Welcome to another Flourish Friday!
If you’re new to How I Flourish in Des Moines, this blog series shares the stories of local women in business. Get ready to learn more about these passionate women, how they started businesses in the Des Moines area, and advice they have to share.
Today local graphic designer and fitness advocate Claire Richmond is taking us behind the scenes of her empowerment-focused brand, Hello and High Five. Read on to learn how Claire’s personal health journey shaped her business from the start.
Introducing Claire Richmond and Hello and High Five
1. What is your business, and what do you do?
Hello and High Five is a brand transforming the way we send high fives and empowering females in fitness. I am a runner, a running coach and a graphic designer. I started HAH5 because I was sick with a devastating rare disease, which forced me to drop out of marathon training. After 27 days in the hospital in a five-month period, I was weak, tired and had lost my full-time job. I discovered I have acute intermittent porphyria, a disease for which there is no cure and requires regular infusions of an enzyme my body does not efficiently produce. I knew my life was going to look a lot different, and I wasn’t sure if my health would be stable enough to work full-time. HAH5 allowed me an opportunity to stay connected with the running community, and to support my running buddies in new ways.
I design HAH5 greeting cards for all my fitness friends, including collections for runners, cyclists and yogis. However, our organization is more than greeting cards, we’re about creating a sense of community through partnerships with other businesses, giving high fives at fitness-related community events and giving women a voice on our online platforms. Our blog and social channels create a safe space for females in fitness. We love to post about anything from running tips to interviews with athletes, and opportunities to get real about issues, such as body image and mental health.
2. How long have you been in business?
I started my business from my couch in the spring of 2016. My first greeting card depicted a T-Rex chasing a runner, with a caption reading: Keep Running. I designed it as a joke for a friend, who was continuing to train for the race from which I dropped out. I posted about it on social media, and almost instantly I received messages asking where the card could be purchased. I browsed online for running cards, but couldn’t find any that adequately communicated the good luck messages I desired. So I designed a few more and created an Etsy site. Hello And High Five was born!
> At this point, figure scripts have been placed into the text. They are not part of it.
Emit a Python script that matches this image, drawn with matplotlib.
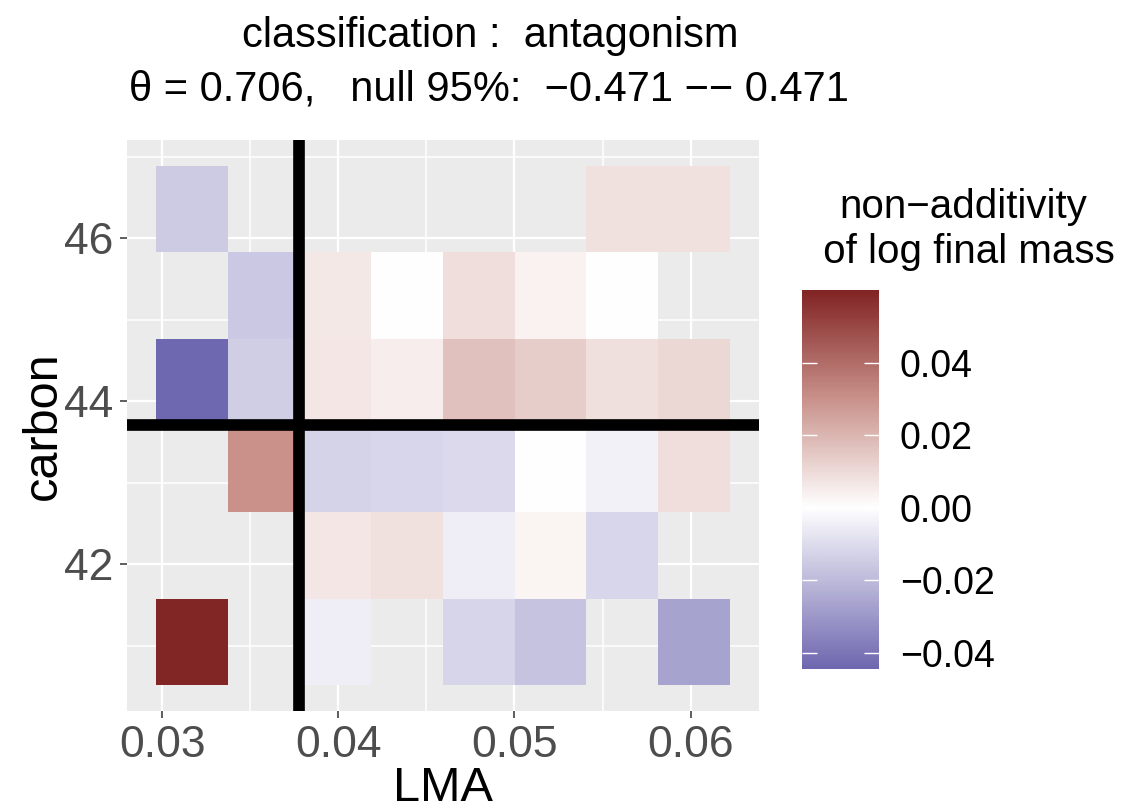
import numpy as np
import matplotlib.pyplot as plt
from matplotlib.colors import LinearSegmentedColormap, Normalize

# bin centres of the two traits
lma = [0.03168, 0.03576, 0.03983, 0.04390, 0.04798, 0.05205, 0.05612, 0.06020]
carbon = [41.05, 42.11, 43.18, 44.24, 45.30, 46.36]

# non-additivity of log final mass, rows bottom -> top (nan = empty bin)
nan = np.nan
nonadd = [
    [0.0600, nan, -0.0050, nan, -0.0123, -0.0176, nan, -0.0268],
    [nan, nan, 0.0066, 0.0080, -0.0047, 0.0030, -0.0118, nan],
    [nan, 0.0303, -0.0129, -0.0121, -0.0109, 0.0003, -0.0038, 0.0091],
    [-0.0445, -0.0141, 0.0069, 0.0047, 0.0171, 0.0138, 0.0085, 0.0110],
    [nan, -0.0162, 0.0063, 0.0003, 0.0091, 0.0033, 0.0000, nan],
    [-0.0153, nan, nan, nan, nan, nan, 0.0080, 0.0080],
]

# thresholds
lma_split = 0.03777
carbon_split = 43.71

theta = 0.706
null_lo, null_hi = -0.471, 0.471
classification = "antagonism"

W, H = 1133, 809
plt.rcParams['font.family'] = ['Liberation Sans', 'DejaVu Sans']

fig = plt.figure(figsize=(W / 100, H / 100), dpi=100)
ax = fig.add_axes([127.3 / W, 1 - 710.9 / H, (758.7 - 127.3) / W, (710.9 - 140) / H])
ax.set_facecolor('#EBEBEB')
for s in ax.spines.values():
    s.set_visible(False)

vals = np.ma.masked_invalid(np.array(nonadd))
vlim = np.nanmax(np.abs(np.array(nonadd)))
norm = Normalize(-vlim, vlim)
cmap = LinearSegmentedColormap.from_list(
    'nonadd', [(0.0, '#3C3394'), (0.5, '#FFFFFF'), (0.7525, '#C9918A'), (1.0, '#822525')])

ax.pcolormesh(lma, carbon, vals, cmap=cmap, norm=norm, shading='nearest', zorder=1)

# ggplot-like expansion of 5%
dx = (lma[1] - lma[0]) / 2
dy = (carbon[1] - carbon[0]) / 2
x0, x1 = lma[0] - dx, lma[-1] + dx
y0, y1 = carbon[0] - dy, carbon[-1] + dy
ax.set_xlim(x0 - 0.05 * (x1 - x0), x1 + 0.05 * (x1 - x0))
ax.set_ylim(y0 - 0.05 * (y1 - y0), y1 + 0.05 * (y1 - y0))

ax.axvline(lma_split, color='black', lw=8.4, zorder=3)
ax.axhline(carbon_split, color='black', lw=8.4, zorder=3)

ax.set_xticks([0.03, 0.04, 0.05, 0.06])
ax.set_xticklabels(['0.03', '0.04', '0.05', '0.06'])
ax.set_xticks([0.035, 0.045, 0.055], minor=True)
ax.set_yticks([42, 44, 46])
ax.set_yticks([41, 43, 45, 47], minor=True)
ax.set_axisbelow(True)
ax.grid(which='major', color='white', lw=1.6)
ax.grid(which='minor', color='white', lw=1.1)
ax.tick_params(which='major', length=5, width=1.1, color='#333333',
               labelcolor='#4D4D4D', labelsize=32, pad=5)
ax.tick_params(which='minor', length=0)

ax.set_xlabel('LMA', fontsize=35, va='baseline')
ax.xaxis.set_label_coords(0.5, -(801 - 710.9) / 570.9)
ax.set_ylabel('carbon', fontsize=35, va='baseline')
ax.yaxis.set_label_coords(-(127.3 - 56) / 631.4, 0.5)

# title
fig.text(490 / W, 1 - 46.7 / H, 'classification :  ' + classification,
         ha='center', va='baseline', fontsize=30)
fig.text(489 / W, 1 - 100 / H,
         '\u03b8 = %.3f,   null 95%%:  \u2212%.3f \u2212\u2212 %.3f' % (theta, -null_lo, null_hi),
         ha='center', va='baseline', fontsize=30)

# colour bar
cax = fig.add_axes([802 / W, 1 - 669 / H, 77 / W, 379 / H])
lo, hi = np.nanmin(np.array(nonadd)), np.nanmax(np.array(nonadd))
grad = np.linspace(lo, hi, 300).reshape(-1, 1)
cax.imshow(grad, aspect='auto', extent=[0, 1, lo, hi], origin='lower', cmap=cmap, norm=norm)
cax.set_xlim(0, 1)
cax.set_ylim(lo, hi)
cax.set_xticks([])
cbt = [-0.04, -0.02, 0.0, 0.02, 0.04]
cax.set_yticks(cbt)
cax.set_yticklabels(['\u22120.04', '\u22120.02', '0.00', '0.02', '0.04'])
cax.tick_params(axis='y', left=True, right=True, labelleft=False, labelright=True,
                direction='in', length=11, width=1, color='white',
                labelsize=27, labelcolor='black', pad=15)
for s in cax.spines.values():
    s.set_visible(False)

fig.text(963 / W, 1 - 218 / H, 'non\u2212additivity', ha='center', va='baseline', fontsize=29)
fig.text(963 / W, 1 - 263 / H, ' of log final mass', ha='center', va='baseline', fontsize=29)

fig.savefig('out.png', dpi=100)
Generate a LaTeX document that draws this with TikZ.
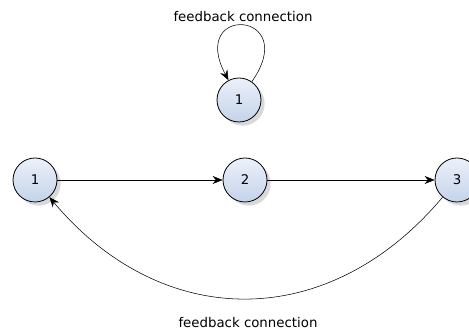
\documentclass[tikz,border=0pt]{standalone}
\usepackage{fontspec}
\setmainfont{DejaVu Sans}
\usepackage{tikz}
\usetikzlibrary{shapes,arrows,arrows.meta,calc,positioning,shadows}
\definecolor{nodetop}{RGB}{236,241,250}
\definecolor{nodebot}{RGB}{196,211,234}
\tikzset{
    -{Stealth[length=7.5pt,width=6pt]},auto,semithick,x=0.75pt,y=0.75pt,
    neuron/.style ={circle, draw, semithick, minimum size=33pt, inner sep=0pt,
        top color=nodetop, bottom color=nodebot, drop shadow={opacity=0.3}},
    lbl/.style = {inner sep=2pt, font=\fontsize{10}{12}\selectfont}
}
\begin{document}
\begin{tikzpicture}
    \useasboundingbox (0,0) rectangle (469,331);
    % Recurrent unit
    \node[neuron] (r1) at (239,231) {1};
    \node[lbl] (top) at (243,314) {feedback connection};
    \path (r1) edge[out=55,in=118,looseness=9.5] (r1);

    % Chain
    \node[neuron] (c1) at (35,151) {1};
    \node[neuron] (c2) at (245,151) {2};
    \node[neuron] (c3) at (457,151) {3};
    \node[lbl] (bottom) at (248,8) {feedback connection};

    % Directed edge
    \path (c1) edge (c2);
    \path (c2) edge (c3);
    \path (c3) edge[out=-130,in=-50,looseness=1.15] (c1);
\end{tikzpicture}
\end{document}
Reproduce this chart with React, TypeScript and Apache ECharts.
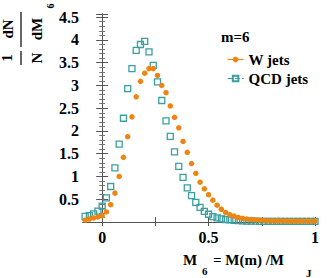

3. What sparked your interest in becoming a small business owner?
Honestly, owning a small business was never part of my plan. I had an idea to provide a new kind of support for athletes, but it wasn’t until I was in a place in my life where I literally had nothing left to lose that I went for it. When I had the chance to slow down and think about it, I realized a line of fitness-focused greeting cards would allow me to connect the dots between running, coaching and graphic design.
4. What gap does your business fill?
HAH5 provides uniquely designed cards for sending to friends who are training for athletic events. It also works to create a culture of cheering, inspiring and giving high fives!
5. What do you enjoy most about operating a business in the Des Moines metro?
I enjoy plenty of aspects about operating a business in the Des Moines metro, but what I enjoy the most is probably the collaborative spirit. There are so many girl bosses I’ve met on this journey and I have never felt like any of them wanted to do anything but help me along. Case in point, I work with Rachel Peterson Social for my Facebook and Instagram channels because I knew her from the running community. Rachel wanted to start her business about the time I was looking to take my brands on social media, so we got started right about the same time.
6. What is the best business-related advice you’ve received?
Add value to the lives of your customers, focus on their interests and then when you have nothing left to give, figure out new ways to keep giving. The results you yield are often unexpected, genuine and invaluable.
7. What tip do you have for other women in business?
Use gratitude practice as a business strategy. I “high five” other business owners by sending cards, attending business events, and even giving shout-outs on social media. Through these efforts I have received amazing, reciprocal support, opening up unique connections and opportunities, in the form of client referrals, event partnerships and card design projects.